Paralyzed with terror, the guy watched the hand reappear every time they reached a curve. Finally, the guy gathered his wits and leaped from the car and ran to the nearest town. Wet and in shock, he went into a bar and voice quivering, ordered two shots of tequila, and told everybody about his horrible, supernatural experience. A silence enveloped everybody when they realized the guy was apparently sane and not drunk. About half an hour later two guys walked into the same bar. One says to the other, "Look, Boudreaux, Dats dat idiot dat rode in our car when we was pushin it in de rain."

Are things always as they seem? (2) "If someone were to come and ask you, “WHAT IS PEACE”, how would you answer them? Peace is one of those things that everyone wants, but no one has a real clear answer of what it is or how you can get it and keep it." Peace is often something illusive, something that must be misunderstood. We talk about Peace in the Middle East or in Israel and yet "peace" doesn’t seem attainable. The dictionary first (3) defines peace as "the absence of war". At first I thought that this was a good definition because then that means that everything short of all out war is still peace. Minor disagreements, still peace! Little household dispute... I mean not a "war", is that still peace? But then you look up "war" and discover (3) it is 1) "any major armed conflict" (I guess its not war if your not armed), but you also find 2)any struggle or fight; 3) the science of military operations (I’ve know people who are good at this); and 5) to be in a state of strong opposition."

So we may well be in and out of war from moment to moment, not to mention the spiritual war within our souls, and yet the character of a Christian includes "peace". But yet what is peace besides the absence of war? Included in its definitions is (3) 2) "an agreement that ends war; 3) a state of harmony among people or groups; (I like this one) 4) freedom from disorder in a normal community (what do you do if you live in an abnormal community?); 5) freedom of the mind from fear, anxiety, or annoyance; 6) silence; or 7) holding one’s silence (peace).
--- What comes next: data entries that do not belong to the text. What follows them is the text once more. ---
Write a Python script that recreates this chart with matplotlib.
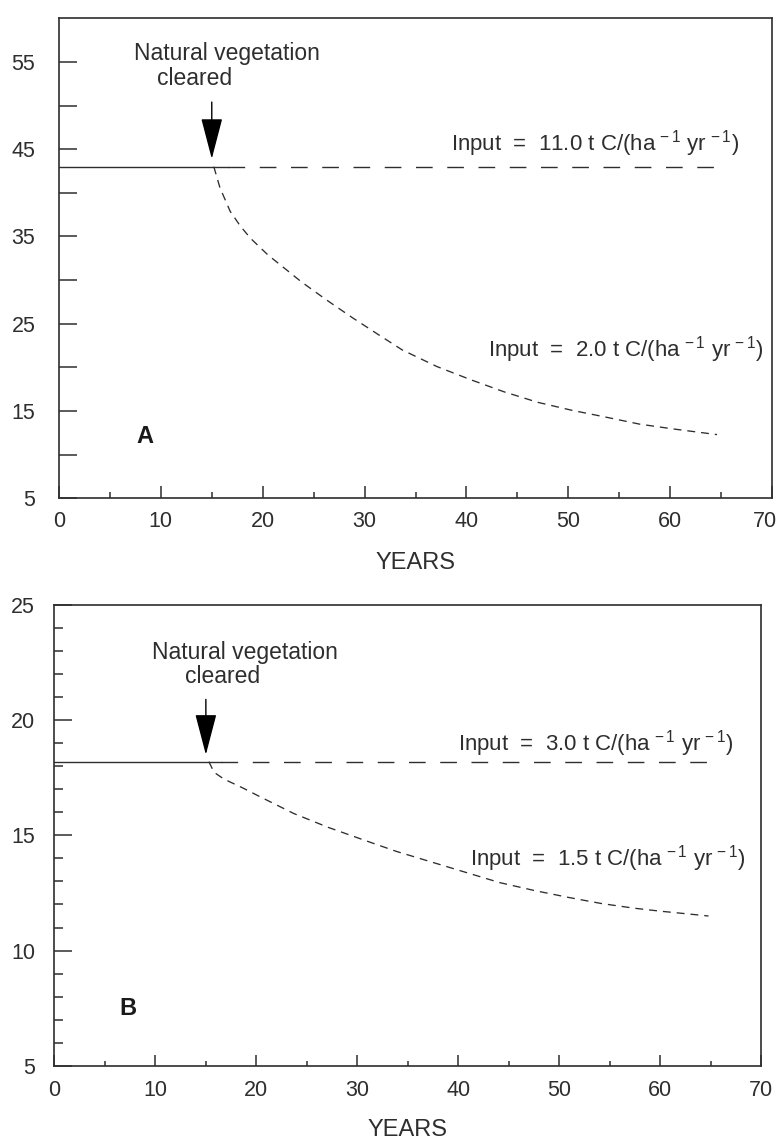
import matplotlib
matplotlib.use('Agg')
import matplotlib.pyplot as plt
from matplotlib.ticker import FixedLocator, FuncFormatter, MultipleLocator

plt.rcParams['font.family'] = ['Liberation Sans', 'DejaVu Sans']
plt.rcParams['mathtext.fontset'] = 'custom'
plt.rcParams['mathtext.rm'] = 'Liberation Sans'
plt.rcParams['mathtext.it'] = 'Liberation Sans:italic'
plt.rcParams['mathtext.bf'] = 'Liberation Sans:bold'

INK = '#2e2e2e'

# panel A: soil carbon before and after clearing (high input site)
cleared_year = 15
end_year = 65
steady_a = 43.0
decline_years_a = [15.2, 15.8, 16.8, 17.8, 18.8, 20.5, 22.1, 23.8, 26.3, 28.8,
                   31.3, 33.7, 37.1, 40.4, 43.7, 47.0, 50.3, 53.7, 57.0, 60.3,
                   64.6]
decline_carbon_a = [43.0, 40.6, 37.9, 36.2, 34.8, 32.9, 31.4, 29.8, 27.7, 25.7,
                    23.8, 22.0, 20.1, 18.6, 17.2, 16.0, 15.1, 14.3, 13.5, 12.95,
                    12.3]
input_labels_a = ['11.0', '2.0']

# panel B: lower input site
steady_b = 18.2
decline_years_b = [15.3, 15.8, 16.8, 18.6, 20.3, 23.7, 27.1, 30.5, 33.9, 37.3,
                   40.7, 44.1, 47.6, 51.0, 54.2, 57.4, 60.0, 64.8]
decline_carbon_b = [18.2, 17.74, 17.44, 17.07, 16.69, 15.95, 15.35, 14.82, 14.3,
                    13.85, 13.4, 12.95, 12.6, 12.3, 12.04, 11.84, 11.71, 11.5]
input_labels_b = ['3.0', '1.5']


def input_text(rate):
    return 'Input  =  ' + rate + r' t C/(ha$^{\,-1}$ yr$^{\,-1}$)'


def draw_panel(ax, steady, years, carbon, rates, cfg):
    # solid line up to clearing, long dashes for the unchanged input afterwards
    ax.plot([0, cfg['solid_end']], [steady, steady], color=INK, lw=1.0)
    ax.plot([cfg['solid_end'], end_year], [steady, steady], color=INK, lw=1.0,
            dashes=(12, 10.5))
    ax.plot(years, carbon, color=INK, lw=0.95, dashes=(6, 4.5))

    ax.annotate('', xy=(cleared_year, cfg['arrow_tip']),
                xytext=(cleared_year, cfg['arrow_top']),
                arrowprops=dict(arrowstyle='-|>,head_length=2.6,head_width=0.68',
                                mutation_scale=10, color='black', lw=1.0,
                                shrinkA=0, shrinkB=0))
    ax.text(cfg['nat_x'], cfg['nat_y'], 'Natural vegetation', color=INK,
            fontsize=16.5, ha='center', va='center')
    ax.text(cfg['clr_x'], cfg['clr_y'], 'cleared', color=INK,
            fontsize=16.5, ha='center', va='center')

    ax.text(cfg['hi_xy'][0], cfg['hi_xy'][1], input_text(rates[0]), color=INK,
            fontsize=16, ha='left', va='center')
    ax.text(cfg['lo_xy'][0], cfg['lo_xy'][1], input_text(rates[1]), color=INK,
            fontsize=16, ha='left', va='center')
    ax.text(cfg['letter_xy'][0], cfg['letter_xy'][1], cfg['letter'],
            color='#1a1a1a', fontsize=17, fontweight='bold',
            ha='center', va='center')

    ax.set_xlim(0, 70)
    ax.set_ylim(*cfg['ylim'])
    ax.xaxis.set_major_locator(MultipleLocator(10))
    ax.xaxis.set_minor_locator(MultipleLocator(5))
    ax.yaxis.set_major_locator(FixedLocator(cfg['yticks']))
    ax.yaxis.set_minor_locator(FixedLocator(cfg['yminor']))

    for side in ['top', 'right', 'bottom', 'left']:
        ax.spines[side].set_linewidth(1.2)
        ax.spines[side].set_color(INK)
    ax.tick_params(axis='both', which='both', direction='in', color=INK,
                   width=1.1, top=False, right=False, labelcolor=INK,
                   labelsize=15.5)
    ax.tick_params(axis='x', which='major', length=cfg['xmaj'], pad=cfg['xpad'])
    ax.tick_params(axis='x', which='minor', length=cfg['xmin'])
    ax.tick_params(axis='y', which='major', length=13, pad=cfg['ypad'])
    ax.tick_params(axis='y', which='minor', length=cfg['ymin'])

    ax.set_xlabel('YEARS', fontsize=17, color=INK, va='top')
    ax.xaxis.set_label_coords(0.5, cfg['xlabel_y'])


fig = plt.figure(figsize=(7.77, 11.44), dpi=100, facecolor='white')
ax_a = fig.add_axes([0.0759, 0.5644, 0.9177, 0.4196])
ax_b = fig.add_axes([0.0701, 0.0684, 0.9093, 0.4028])

draw_panel(ax_a, steady_a, decline_years_a, decline_carbon_a, input_labels_a, dict(
    solid_end=16.6, arrow_tip=43.9, arrow_top=50.4,
    nat_x=16.5, nat_y=56.0, clr_x=13.3, clr_y=53.1,
    hi_xy=(38.5, 45.7), lo_xy=(42.1, 22.0),
    letter='A', letter_xy=(8.4, 12.1),
    ylim=(5, 60), yticks=[5, 15, 25, 35, 45, 55], yminor=[10, 20, 30, 40, 50],
    ymin=13, xmaj=8.6, xmin=4.3, xpad=9, ypad=17, xlabel_y=-0.112,
))

draw_panel(ax_b, steady_b, decline_years_b, decline_carbon_b, input_labels_b, dict(
    solid_end=16.5, arrow_tip=18.5, arrow_top=20.9,
    nat_x=18.9, nat_y=22.95, clr_x=16.7, clr_y=21.9,
    hi_xy=(40.0, 19.0), lo_xy=(41.2, 14.0),
    letter='B', letter_xy=(7.3, 7.5),
    ylim=(5, 25), yticks=[5, 10, 15, 20, 25],
    yminor=[v for v in range(6, 25) if v % 5],
    ymin=6.5, xmaj=7.7, xmin=3.6, xpad=10, ypad=14, xlabel_y=-0.116,
))

# the "70" of the upper panel sits right at the page edge: draw it a bit inward
ax_a.xaxis.set_major_formatter(FuncFormatter(lambda v, pos: '' if v >= 70 else '%d' % v))
ax_a.annotate('70', xy=(70, 0), xycoords=('data', 'axes fraction'),
              xytext=(-5, -9), textcoords='offset points',
              ha='center', va='top', fontsize=15.5, color=INK)

fig.savefig('out.png', dpi=100, facecolor='white')
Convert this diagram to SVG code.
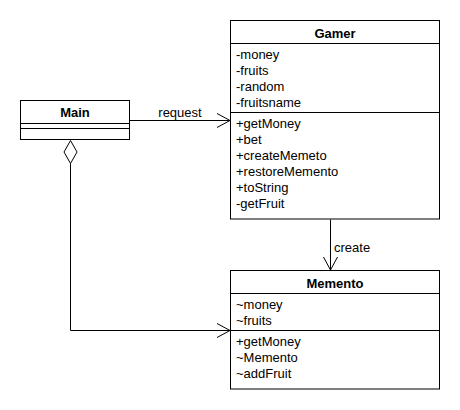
<svg xmlns="http://www.w3.org/2000/svg" width="460" height="410" viewBox="0 0 460 410">
<style>
.box{fill:#fff;stroke:#000;stroke-width:1}
.ln{stroke:#000;stroke-width:1;fill:none}
text{font-family:"Liberation Sans",Arial,sans-serif;font-size:13px;fill:#000}
.t{font-weight:bold;text-anchor:middle}
</style>
<rect width="460" height="410" fill="#fff"/>
<g id="connectors">
<path class="ln" d="M129.5,120.5 H230"/>
<path class="ln" d="M217,113.5 L230,120.5 L217,127.5"/>
<text x="180" y="117" text-anchor="middle">request</text>
<path class="ln" d="M70.5,140.5 L77,152 L70.5,163.5 L64,152 Z" style="fill:#fff"/>
<path class="ln" d="M70.5,163.5 V330.5 H230"/>
<path class="ln" d="M217,323.5 L230,330.5 L217,337.5"/>
<path class="ln" d="M330.5,219.5 V270"/>
<path class="ln" d="M323.5,257 L330.5,270 L337.5,257"/>
<text x="334" y="252">create</text>
</g>
<g id="Main">
<rect class="box" x="20.5" y="100.5" width="109" height="39"/>
<path class="ln" d="M20.5,123.5 H129.5 M20.5,128.5 H129.5"/>
<text class="t" x="75" y="117">Main</text>
</g>
<g id="Gamer">
<rect class="box" x="230.5" y="20.5" width="209" height="198.5"/>
<path class="ln" d="M230.5,43.5 H439.5 M230.5,112.5 H439.5"/>
<text class="t" x="335" y="38">Gamer</text>
<text x="236" y="59">-money</text>
<text x="236" y="75">-fruits</text>
<text x="236" y="91">-random</text>
<text x="236" y="107">-fruitsname</text>
<text x="236" y="128">+getMoney</text>
<text x="236" y="144">+bet</text>
<text x="236" y="160">+createMemeto</text>
<text x="236" y="176">+restoreMemento</text>
<text x="236" y="192">+toString</text>
<text x="236" y="208">-getFruit</text>
</g>
<g id="Memento">
<rect class="box" x="230.5" y="270.5" width="209" height="118.5"/>
<path class="ln" d="M230.5,293.5 H439.5 M230.5,330.5 H439.5"/>
<text class="t" x="335" y="288">Memento</text>
<text x="236" y="309">~money</text>
<text x="236" y="325">~fruits</text>
<text x="236" y="346">+getMoney</text>
<text x="236" y="362">~Memento</text>
<text x="236" y="378">~addFruit</text>
</g>
</svg>
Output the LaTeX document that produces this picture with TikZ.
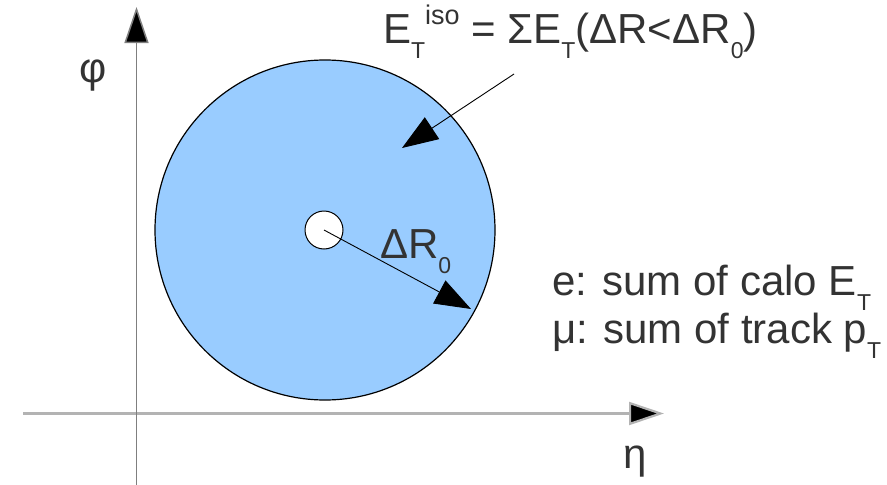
\documentclass[tikz,border=0pt]{standalone}
\usepackage{fontspec}
\setmainfont{Liberation Sans}
\usetikzlibrary{arrows.meta}
\definecolor{fillblue}{HTML}{99CCFF}
\definecolor{txtgrey}{HTML}{333333}
\definecolor{axisdark}{HTML}{7F7F7F}
\definecolor{axislight}{HTML}{B3B3B3}
\newcommand{\lo}[1]{\raisebox{-0.36em}{\fontsize{23}{23}\selectfont #1}}
\newcommand{\hi}[1]{\raisebox{0.44em}{\fontsize{27}{27}\selectfont #1}}
\begin{document}
\begin{tikzpicture}[x=1pt,y=-1pt,
  txt/.style={inner sep=0pt, outer sep=0pt, text=txtgrey, font=\fontsize{42}{47}\selectfont},
  bigdisc/.style={circle, draw=black, line width=1.2pt, fill=fillblue, minimum size=340pt, inner sep=0pt},
  smalldisc/.style={circle, draw=black, line width=1pt, fill=white, minimum size=38pt, inner sep=0pt},
  ptr/.style={draw=black, line width=0.9pt, -{Triangle[length=36pt,width=26pt]}},
  axv/.style={draw=axisdark, line width=1.5pt, -{Triangle[length=36pt,width=24pt,fill=black]}},
  axh/.style={draw=axislight, line width=2.2pt, -{Triangle[length=35pt,width=23pt,fill=black]}}
]
\useasboundingbox (0,0) rectangle (887,485);
% axes
\coordinate (vbot) at (136.5,485);
\coordinate (vtop) at (136.5,7);
\coordinate (hleft) at (23,413.5);
\coordinate (hright) at (664,413.5);
\draw[axh] (hleft) -- (hright);
\draw[axv] (vbot) -- (vtop);
% discs
\node[bigdisc] (big) at (325,230) {};
\node[smalldisc] (small) at (324,230) {};
% arrows
\coordinate (rtip) at (471,309);
\draw[ptr] (small.center) -- (rtip);
\coordinate (lstart) at (514,74);
\coordinate (ltip) at (402,148);
\draw[ptr] (lstart) -- (ltip);
% labels
\node[txt, anchor=base west] (formula) at (383,43) {E\lo{T}\hi{iso} = ΣE\lo{T}(ΔR<ΔR\lo{0})};
\node[txt, anchor=base west] (dr) at (380,258) {ΔR\lo{0}};
\node[txt, anchor=base] (phi) at (93,82) {φ};
\node[txt, anchor=base] (eta) at (635,468) {η};
\node[txt, anchor=base west] (eline) at (552,295) {e: sum of calo E\lo{T}};
\node[txt, anchor=base west] (muline) at (552,343) {μ: sum of track p\lo{T}};
\end{tikzpicture}
\end{document}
We have these seemingly loft definitions of "peace", yet it is still confusing, if not bewildering at how to attain it. (2) "Someone once said that “Peace is that brief glorious moment in history when everybody stands around reloading.” [Lloyd Cory, Quote Unquote]

Wow, we are suppossed to have peace, as the character of a christian and I can’t keep from being at war with my tennis shoe strings that won’t stay tied!?! By definition is seem hardly attainable, and yet it must be. The word for "peace" that is used both in Galatians 5:22 and Col 3:15-17, is (4) "eirene" (i-ray’-nay), which might literally mean "to join", to bring two sides together; to "join" two enemies, but looking deep within its meaning, it implies "to set at one again".

Paul in his letter to the Collossians deals with the heart of this matter in "forgiveness". the NLT (New Living Translation) says "you must make allowance for each other’s faults, and forgive the person who offends you. Remember the Lord forgave you, so you must forgive others." (vs 13) And above all "putting on the clothing of love". Peace then is perhaps really a state of "setting at one again", being forgiven, and forgiving, joining together with Christ, and through the grace of God, with others.